***** Data provided *****

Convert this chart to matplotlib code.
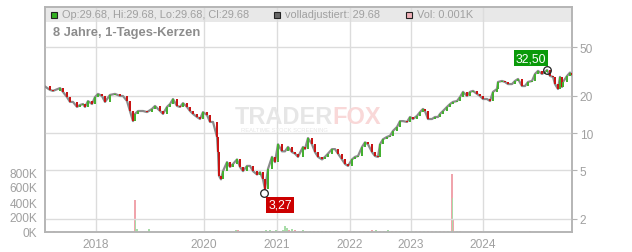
import matplotlib
matplotlib.use("Agg")
import matplotlib.pyplot as plt
from matplotlib.patches import Rectangle
from matplotlib.ticker import FixedLocator, FixedFormatter, NullLocator
import numpy as np

plt.rcParams['font.family'] = ['Liberation Sans', 'DejaVu Sans']

# ---------------- data ----------------
sessions = [0, 10, 16, 30, 36, 44, 50, 56, 64, 70, 76, 80, 86, 94, 100, 106, 114, 120, 130, 140,
            150, 156, 164, 170, 176, 180, 186, 196, 204, 214, 220, 230, 236, 244, 250, 256, 264, 270,
            276, 284, 290, 296, 304, 310, 316, 324, 330, 336, 344, 346, 348, 352, 356, 364, 370, 376,
            384, 390, 396, 404, 410, 416, 424, 430, 436, 440, 446, 454, 460, 466, 474, 480, 486, 494,
            500, 506, 516, 520, 526, 534, 540, 546, 554, 560, 566, 574, 580, 586, 594, 600, 606, 614,
            620, 626, 634, 640, 646, 654, 660, 666, 670, 676, 684, 690, 696, 704, 710, 716, 724, 730,
            736, 744, 750, 756, 760, 766, 774, 780, 786, 790, 796, 804, 810, 816, 824, 830, 836, 844,
            850, 856, 864, 870, 876, 884, 890, 896, 904, 906, 914, 920, 926, 934, 940, 946, 954, 960,
            966, 974, 980, 986, 994, 1000, 1004, 1010, 1016, 1020, 1026, 1030, 1034, 1036, 1044, 1050,
            1054]
closes = [23.9, 22.4, 22.0, 23.2, 21.6, 19.6, 17.9, 17.9, 16.3, 16.9, 17.2, 16.3, 18.2, 17.2, 19.6,
          20.8, 20.0, 17.9, 20.4, 20.8, 20.0, 20.0, 18.2, 15.1, 12.5, 14.3, 15.1, 15.1, 14.8, 15.7,
          16.6, 15.1, 14.3, 16.3, 17.2, 18.9, 16.6, 16.3, 17.5, 16.3, 15.1, 14.3, 13.5, 13.0, 14.8,
          14.0, 12.3, 12.3, 9.3, 7.0, 4.5, 4.2, 4.9, 5.8, 5.3, 5.6, 6.1, 5.3, 4.9, 5.4, 5.4, 4.9,
          4.6, 4.8, 4.2, 3.5, 5.1, 6.4, 5.8, 8.1, 7.1, 7.1, 7.7, 7.0, 6.8, 6.4, 7.7, 7.4, 9.1, 8.1,
          7.0, 6.4, 6.1, 6.4, 6.8, 7.4, 7.4, 6.8, 6.1, 5.6, 5.4, 6.1, 6.4, 6.5, 7.7, 8.4, 8.1, 7.0,
          6.5, 6.4, 8.1, 8.9, 9.3, 9.5, 10.4, 11.2, 12.5, 12.5, 12.3, 13.5, 13.0, 13.8, 14.8, 15.7,
          15.1, 13.0, 13.0, 13.5, 13.5, 14.3, 15.1, 16.3, 17.2, 17.9, 18.2, 19.6, 21.6, 20.0, 21.6,
          22.0, 20.8, 20.0, 18.9, 18.9, 18.2, 21.6, 22.8, 26.0, 26.5, 26.0, 25.0, 25.0, 26.5, 27.5,
          24.1, 24.1, 26.0, 26.5, 30.2, 32.0, 30.2, 31.4, 32.5, 29.1, 28.6, 25.0, 22.8, 28.6, 23.7,
          26.0, 29.1, 31.0, 29.68]

vol_sessions = [18, 180, 181, 184, 208, 340, 346, 354, 362, 382, 386, 390, 398, 406, 414, 422, 434,
                442, 450, 456, 462, 468, 476, 480, 484, 488, 494, 500, 508, 516, 522, 530, 538, 546,
                554, 562, 570, 578, 586, 594, 602, 610, 618, 630, 638, 646, 654, 662, 670, 678, 686,
                694, 702, 710, 718, 726, 734, 742, 750, 758, 766, 774, 782, 790, 798, 806, 814, 815,
                817, 824, 830, 852, 872, 970]
vol_values = [15e3, 430e3, 170e3, 35e3, 45e3, 15e3, 15e3, 12e3, 15e3, 30e3, 25e3, 20e3, 15e3, 20e3,
              15e3, 15e3, 20e3, 25e3, 30e3, 20e3, 30e3, 20e3, 30e3, 80e3, 55e3, 30e3, 35e3, 25e3,
              20e3, 25e3, 20e3, 20e3, 15e3, 15e3, 18e3, 15e3, 18e3, 15e3, 15e3, 15e3, 20e3, 15e3,
              15e3, 15e3, 20e3, 20e3, 25e3, 30e3, 20e3, 15e3, 30e3, 20e3, 15e3, 15e3, 15e3, 12e3,
              15e3, 12e3, 15e3, 12e3, 15e3, 12e3, 12e3, 15e3, 12e3, 12e3, 780e3, 450e3, 175e3, 15e3,
              15e3, 12e3, 12e3, 10e3]
vol_up = [0, 0, 1, 1, 1, 0, 0, 1, 0, 1, 0, 1, 0, 1, 0, 1, 0, 1, 1, 0, 1, 0, 1, 1, 1, 0, 1, 0, 0, 1,
          0, 1, 0, 0, 1, 0, 0, 1, 0, 0, 1, 0, 1, 0, 0, 1, 0, 1, 0, 1, 1, 0, 0, 1, 0, 0, 1, 0, 0, 1,
          0, 0, 1, 0, 0, 1, 0, 1, 0, 1, 0, 0, 0, 0]

year_labels = ['2018', '2020', '2021', '2022', '2023', '2024']
year_sessions = [102, 318, 464, 610, 732, 876]
price_ticks = [2, 5, 10, 20, 50]
vol_ticks = [0, 200e3, 400e3, 600e3, 800e3]
vol_tick_labels = ['0K', '200K', '400K', '600K', '800K']

high_session, high_value, high_label = 1004, 32.50, '32,50'
low_session, low_value, low_label = 438, 3.27, '3,27'

header_ohlc = 'Op:29.68, Hi:29.68, Lo:29.68, Cl:29.68'
header_adj = 'volladjustiert: 29.68'
header_vol = 'Vol: 0.001K'
title = '8 Jahre, 1-Tages-Kerzen'

# ---------------- figure ----------------
W, H = 632, 253
fig = plt.figure(figsize=(W / 100, H / 100), dpi=100)
L, R, T, B = 45, 572, 8, 233
ax = fig.add_axes([L / W, 1 - B / H, (R - L) / W, (B - T) / H])
ax2 = ax.twinx()
ax.set_zorder(1)
ax2.set_zorder(2)
ax2.patch.set_visible(False)

grid_c = '#dcdcdc'
txt_c = '#a0a0a0'
spine_c = '#b4b4b4'

# header band
ax.add_patch(Rectangle((0, 1 - 15 / (B - T)), 1, 15 / (B - T), transform=ax.transAxes,
                       facecolor='#e8e8e8', edgecolor='none', zorder=0.2))

# volume
vcol = ['#a8dca8' if u else '#f0a4ac' for u in vol_up]
ax.bar(vol_sessions, vol_values, width=2.2, color=vcol, linewidth=0, zorder=2)
ax.set_ylim(0, 3.0e6)
ax.set_xlim(0, 1054)
ax.yaxis.set_major_locator(FixedLocator(vol_ticks))
ax.yaxis.set_major_formatter(FixedFormatter(vol_tick_labels))
ax.tick_params(axis='y', left=False, labelsize=8.6, labelcolor=txt_c, pad=2)
ax.xaxis.set_major_locator(FixedLocator(year_sessions))
ax.xaxis.set_major_formatter(FixedFormatter(year_labels))
ax.tick_params(axis='x', length=0, labelsize=8.6, labelcolor=txt_c, pad=4.5)
ax.set_axisbelow(True)
ax.grid(axis='x', color=grid_c, lw=1.0, zorder=0.5)

# price
ax2.set_yscale('log')
ax2.set_ylim(1.568, 105.8)
ax2.plot(sessions, closes, color='#8a8a8a', lw=1.6, zorder=3, solid_joinstyle='round')
opens = closes[:-1]
cls = closes[1:]
cs = sessions[1:]
bottoms = [min(o, c) for o, c in zip(opens, cls)]
heights = [abs(c - o) for o, c in zip(opens, cls)]
ccol = ['#44b030' if c >= o else '#c81414' for o, c in zip(opens, cls)]
ax2.bar(cs, heights, bottom=bottoms, width=2.6, color=ccol, linewidth=0, zorder=4)
ax2.yaxis.set_major_locator(FixedLocator(price_ticks))
ax2.yaxis.set_major_formatter(FixedFormatter([str(t) for t in price_ticks]))
ax2.yaxis.set_minor_locator(NullLocator())
ax2.tick_params(axis='y', which='major', right=True, length=3.5, color=spine_c,
                labelsize=8.6, labelcolor=txt_c, pad=2)
ax2.set_axisbelow(True)
ax2.grid(axis='y', color=grid_c, lw=1.0, zorder=0.5)

for a in (ax, ax2):
    for s in a.spines.values():
        s.set_color(spine_c)
        s.set_linewidth(1.1)

# watermark
ax2.text(0.546, 0.515, 'TRADER', transform=ax2.transAxes, ha='right', va='center',
         fontsize=17, fontweight='bold', color='#e6e6e6', zorder=1)
ax2.text(0.546, 0.515, 'FOX', transform=ax2.transAxes, ha='left', va='center',
         fontsize=17, fontweight='bold', color='#f9d8d8', zorder=1)
ax2.text(0.455, 0.455, 'REALTIME STOCK SCREENING', transform=ax2.transAxes, ha='center',
         va='center', fontsize=4.2, color='#e6e6e6', zorder=1)

# annotations
ax2.plot([high_session], [high_value], 'o', mfc='none', mec='#222222', ms=5.5, mew=0.9, zorder=6)
ax2.plot([low_session], [low_value], 'o', mfc='none', mec='#222222', ms=5.5, mew=0.9, zorder=6)
ax2.annotate(high_label, (high_session, high_value), xytext=(-11.5, 8.5), textcoords='offset points',
             ha='center', va='center', color='white', fontsize=8.8, zorder=7,
             bbox=dict(boxstyle='square,pad=0.15', fc='#0a9a0a', ec='none'))
ax2.annotate(low_label, (low_session, low_value), xytext=(11.5, -8.8), textcoords='offset points',
             ha='center', va='center', color='white', fontsize=8.8, zorder=7,
             bbox=dict(boxstyle='square,pad=0.15', fc='#cc0000', ec='none'))

# header
def px(x, y):
    return x / W, 1 - y / H

for sx, fc in ((51, '#33b022'), (274, '#666666'), (406, '#f0b0b8')):
    fig.add_artist(Rectangle(px(sx, 18.5), 6 / W, 6 / H, transform=fig.transFigure,
                             facecolor=fc, edgecolor='#222222', lw=0.8, zorder=20))
fig.text(*px(61.5, 15.5), header_ohlc, fontsize=7.9, color=txt_c, va='center', ha='left', zorder=20)
fig.text(*px(285, 15.5), header_adj, fontsize=7.9, color=txt_c, va='center', ha='left', zorder=20)
fig.text(*px(417, 15.5), header_vol, fontsize=7.9, color=txt_c, va='center', ha='left', zorder=20)
fig.text(*px(53, 33), title, fontsize=9.3, fontweight='bold', color='#8c8c8c',
         va='center', ha='left', zorder=20)

fig.savefig('out.png', dpi=100)
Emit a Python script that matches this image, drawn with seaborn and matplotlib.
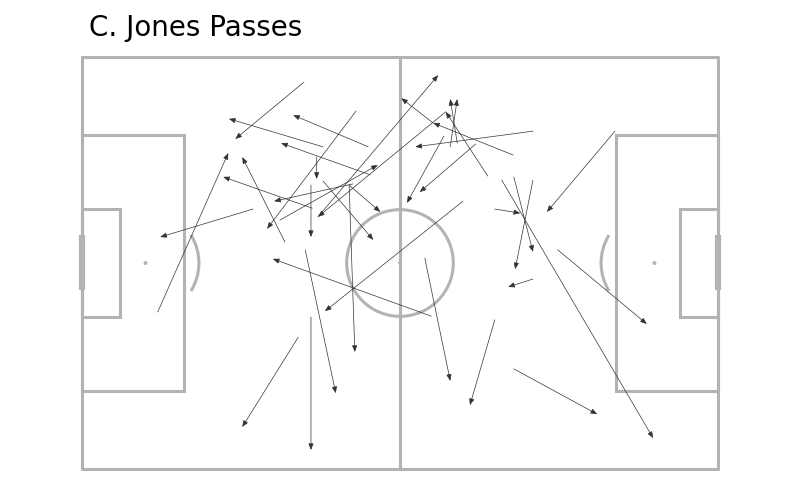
import numpy as np
import pandas as pd
import matplotlib
matplotlib.use('Agg')
import matplotlib.pyplot as plt
from matplotlib.patches import Ellipse, Arc, Rectangle
import seaborn as sns

# Pass start / end locations (Wyscout style 0-100 pitch, y measured from the top)
start_x = [34.9, 37.9, 45.0, 43.1, 36.9, 36.0, 45.3, 36.2, 11.9, 31.9,
           26.9, 42.6, 37.9, 42.0, 42.0, 37.1, 57.2, 31.1, 67.8, 59.0,
           57.9, 70.9, 56.9, 61.9, 59.9, 64.9, 66.0, 67.9, 70.9, 83.8,
           70.9, 74.8, 67.9, 54.9, 35.1, 36.0, 53.9, 64.9, 34.0, 63.8,
           55.2]
start_y = [6.1, 21.8, 21.8, 13.1, 24.3, 31.1, 28.6, 36.7, 61.9, 44.9,
           36.9, 30.8, 30.1, 31.1, 31.1, 38.8, 13.3, 39.6, 23.8, 20.9,
           21.8, 18.0, 19.2, 21.1, 35.0, 36.9, 29.9, 29.1, 29.9, 18.0,
           53.9, 46.8, 75.7, 62.9, 46.8, 63.1, 48.8, 63.8, 68.0, 28.9,
           16.0]
end_x = [24.1, 23.1, 33.2, 29.1, 36.9, 36.0, 31.3, 22.2, 23.0, 25.2,
         12.3, 30.2, 45.8, 46.9, 42.9, 56.0, 37.1, 46.5, 55.2, 57.9,
         59.0, 52.4, 51.1, 53.1, 38.2, 68.9, 89.8, 70.9, 68.1, 73.1,
         67.0, 88.8, 81.0, 30.0, 39.9, 36.0, 57.9, 61.0, 25.2, 57.2,
         50.2]
end_y = [19.9, 15.0, 14.1, 41.7, 29.6, 43.7, 20.9, 29.1, 23.3, 24.3,
         43.7, 35.0, 44.4, 37.6, 71.6, 4.4, 38.8, 26.2, 16.0, 10.2,
         10.2, 21.8, 35.4, 32.8, 61.7, 37.9, 92.5, 47.3, 51.5, 37.6,
         55.8, 64.8, 86.7, 49.0, 81.6, 95.4, 78.6, 84.5, 89.8, 13.3,
         10.0]

passes = pd.DataFrame({'x': start_x, 'y': start_y, 'end_x': end_x, 'end_y': end_y})

line_col = '#b3b3b3'
arrow_col = '#333333'

sns.set_theme(style='white')
fig = plt.figure(figsize=(8, 5), dpi=100)
ax = fig.add_axes([0.1025, 0.062, 0.795, 0.824])

# pitch markings
lw = 2.2
ax.plot([0, 100, 100, 0, 0], [0, 0, 100, 100, 0], color=line_col, lw=lw, zorder=1, clip_on=False)
ax.plot([50, 50], [0, 100], color=line_col, lw=lw, zorder=1, clip_on=False)
for x0, w in [(0, 16), (84, 16)]:
    ax.add_patch(Rectangle((x0, 19), w, 62, fill=False, ec=line_col, lw=lw, zorder=1, clip_on=False))
for x0, w in [(0, 6), (94, 6)]:
    ax.add_patch(Rectangle((x0, 37), w, 26, fill=False, ec=line_col, lw=lw, zorder=1, clip_on=False))
rx, ry = 8.38, 12.95
ax.add_patch(Ellipse((50, 50), 2 * rx, 2 * ry, fill=False, ec=line_col, lw=lw, zorder=1))
ax.add_patch(Arc((10, 50), 2 * rx, 2 * ry, theta1=-43.6, theta2=43.6, ec=line_col, lw=lw, zorder=1))
ax.add_patch(Arc((90, 50), 2 * rx, 2 * ry, theta1=136.4, theta2=223.6, ec=line_col, lw=lw, zorder=1))
ax.plot([0, 0], [43.2, 56.6], color=line_col, lw=4.5, solid_capstyle='butt', zorder=1, clip_on=False)
ax.plot([100, 100], [43.2, 56.6], color=line_col, lw=4.5, solid_capstyle='butt', zorder=1, clip_on=False)
spots = pd.DataFrame({'x': [10, 90, 50], 'y': [50, 50, 50]})
sns.scatterplot(data=spots, x='x', y='y', ax=ax, color=line_col, s=8, edgecolor='none', zorder=1)

# passes
for _, p in passes.iterrows():
    ax.annotate('', xy=(p['end_x'], p['end_y']), xytext=(p['x'], p['y']),
                arrowprops=dict(arrowstyle='-|>,head_length=0.55,head_width=0.22',
                                color=arrow_col, lw=0.5, mutation_scale=7,
                                shrinkA=0, shrinkB=0), zorder=3)

ax.set_xlim(0, 100)
ax.set_ylim(100, 0)
ax.axis('off')

fig.text(0.111, 0.945, 'C. Jones Passes', fontsize=20, ha='left', va='center', color='black')
fig.savefig('out.png', dpi=100)
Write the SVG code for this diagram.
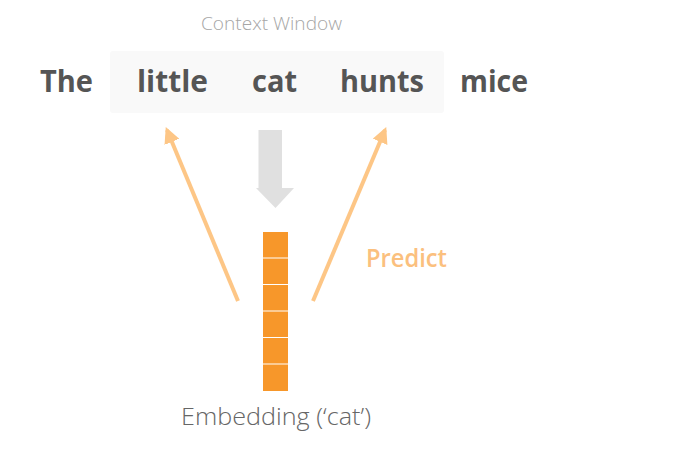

*****

What is expected |
Starting at the first line of the material, output exactly the lines up to and including the one with "plt.rcParams['font.family'] = ['Liberation". Do not include the pictures.

Final result |
Convert this chart to matplotlib code.
import matplotlib
matplotlib.use("Agg")
import matplotlib.pyplot as plt
from matplotlib.patches import Rectangle
from matplotlib.ticker import FixedLocator, FixedFormatter, NullLocator
import numpy as np

plt.rcParams['font.family'] = ['Liberation Sans', 'DejaVu Sans']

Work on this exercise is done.